I don’t geo-tag pictures, I don’t hashtag my kids’ schools…I don’t make it easy for people to find us at any moment in time. I know anyone who really wanted to could track us down, but that’s just a level of information I choose not to share.
4) I’d ask Lenny before posting on a sensitive topic, for fear that it might make him uncomfortable.
My husband is a private person. He doesn’t use social media. So, when I’m writing about topics that seem especially personal for our children, I ask him first. He’s always been game, but I think it’s important that both parents agree about what’s being shared.
5) I’d think about how my kids would feel if they read what I was writing.
Ok, I definitely I have work to do on this one. Goodness knows there have been laughs along the way that may have been at their expense (though I really and truly always try to make myself the butt of the joke), but I really try to tell stories that are relatable about being a mom. People relate to real—to raw honesty. And now, as Big is getting older, he does actually read the posts I write about him. So far, he hasn’t asked me to stop. In fact he even seems to love being the subject of my writing. But when he does say enough, I will listen.
Yeah, it’s true. I’m a bit more loose on Facebook than I should be in terms of using names and other identifying information, but it’s not because I haven’t thought about it. I encourage you and your family to think about it too.
In my opinion, there’s no wrong or right—my way may not be your way. And I’m ok with that. (Not in all cases, I’m a very opinionated person. But as far as social media goes do as you will.) I respect people on both ends of the spectrum and everywhere in between. I just think it’s important to really take a moment to think about where you stand every now and then—to be sure you’re being true to your family values.
If you want some more food for thought, check out Common Sense Media’s Privacy and Internet Safety page.
Where do you stand? Do you share pictures and other personal information about your kids online?
Have you subscribed to receive my posts via email (right down there below this post)? I’d love to continue connecting and oversharing with you.
Amy, this is an important topic. Sometimes I am hesitant on what to post, but have set certain boundaries for myself. I don’t use names of my loved ones, but have used pictures in the past. As my daughter gets older, though, I will probably stop posting pictures. It is such a delicate balance and each writer defines what works for her (or him). Thanks for bringing attention to this subject.
Thanks for reading it, Rudri. It sounds to me like you’ve put a lot of thought in to it, and that’s what’s important. It’s great that you’ve set boundaries that work for you!
This is an important subject, Amy. As you know, I actively follow RSO issues, which have taught me that protecting children is the parents’ job, and not law enforcement’s. The measures you are taking are critical to their overall safety. There are a lot of sick people out there who can target children with little information. I also believe that parents should ditch using their smart phones when in public with their kids so that all eyes are on them. Forget backpacks, hats, shirts, and jackets with the kid’s name on it.
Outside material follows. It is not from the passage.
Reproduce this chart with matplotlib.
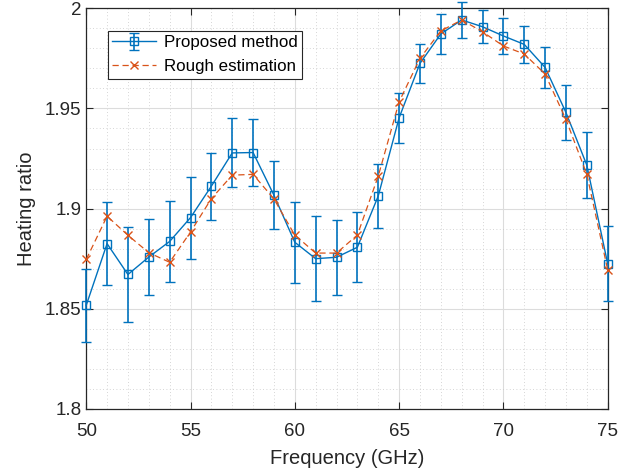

These are open invitations to predators who know how to lure children. Just sayin….
Great reminders. Thanks, Linda!
I actually came here through Common Sense. (:
I’m a bit on the extreme side when it comes to this. It doesn’t bother me that other parents post their kids. In fact, I’m a bit jealous. My kid is damn cute and I’m proud to have a cute kid!
It’s not child predators or even future employers that keep me from posting.
I feel like if there were pictures of my awkward years on the internet or even pictures of me with a bare butt as a toddler, I’d be embarrassed. I wouldn’t want those pictures circulating in high school because someone thought making fun of me would be a good time. And kids do that more than ever these days.
So it really just comes down to The Golden Rule. I treat my kid the way I’d want to be treated. I don’t post her name or her face. She has a nickname and I will occasionally post a picture of part of her that isn’t uniquely identifiable. On my blog I don’t post the name of my wife or my two dogs either. On Facebook, my wife and I are connected as being married, so I don’t refrain from using her name or picture. But she has the ability to view what I post and object. My daughter wouldn’t really have that option.
Anyhoo. Sorry, I tend to ramble. :-b
Thanks so much for connecting here–I’m glad Common Sense helped you find this post and engage in the conversation. That’s a great standard, Michael. Your kids–who are, no doubt, darn cute–will surely thank you one day.